The NFL is investigating all possible causes of Buffalo Bills safety Damar Hamlin’s cardiac arrest, which led to his midgame collapse against the Cincinnati Bengals, according to NFL Chief Medical Officer Dr. Allen Sills .
“I know there’s been a lot of theories and a lot of talk about commotio cordis, and it’s definitely possible,” Sills said Wednesday during a press call.
Commotio cordis occurs when severe trauma to the chest disrupts the electrical charge of the heart, causing dangerous fibrillations.
Sills said it was a diagnosis of exclusion, meaning it could be the diagnosis if doctors couldn’t find any other cause.
“You have to have the right type of punch hit in the right place on the chest with the right amount of force at the right time in this heart cycle. So a lot of things have to line up for that to happen,” Sills said.

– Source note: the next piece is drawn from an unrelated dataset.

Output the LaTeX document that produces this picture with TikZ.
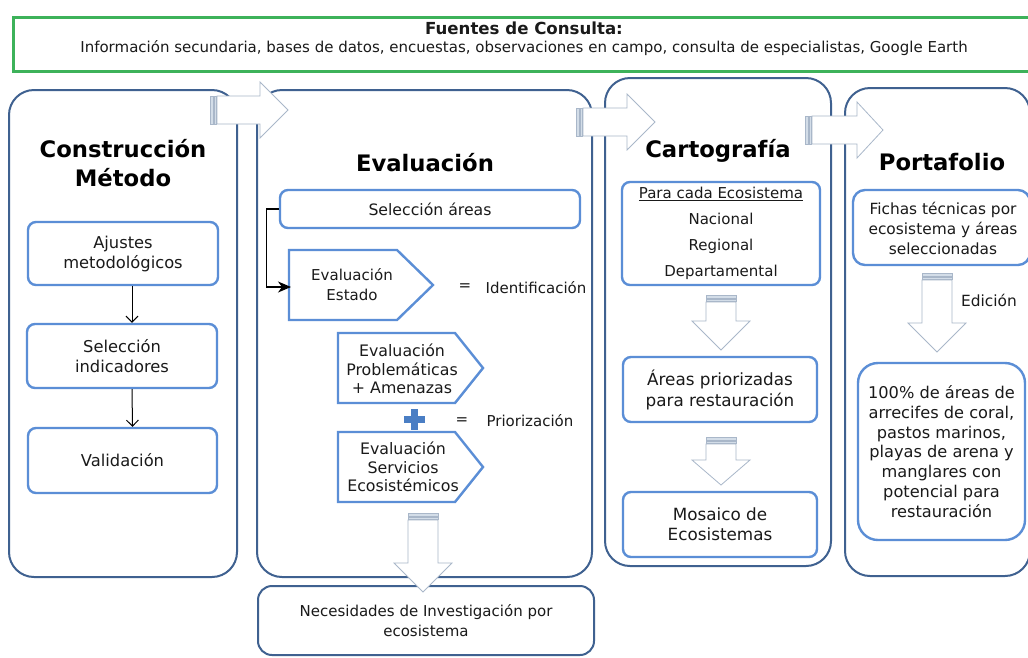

Doctors will look for any birth defects or other abnormalities with Hamlin’s heart, he said. Every player has a physical exam before each season, and doctors take a detailed medical history, which includes American Heart Association screening guidelines related to potential heart problems.
Sills said each time a player is removed from the field, the NFL and its medical experts conduct a detailed review of what happened. They will also look specifically at the role of protective equipment.
“I think that’s something we definitely want to look at,” he said. “We know padding on the sternum can protect against blows in situations where commotio cordis is a consideration, so that’s something that will definitely be discussed.”
Currently, players’ shoulder pads usually fit in an area that covers the sternum, he said.
Sills said that in some cases the medical team won’t be able to determine the cause of the problem.
Whatever the cause, what helped in this situation was that the NFL had the right people and the right equipment in place to provide “an extremely quick response,” he said.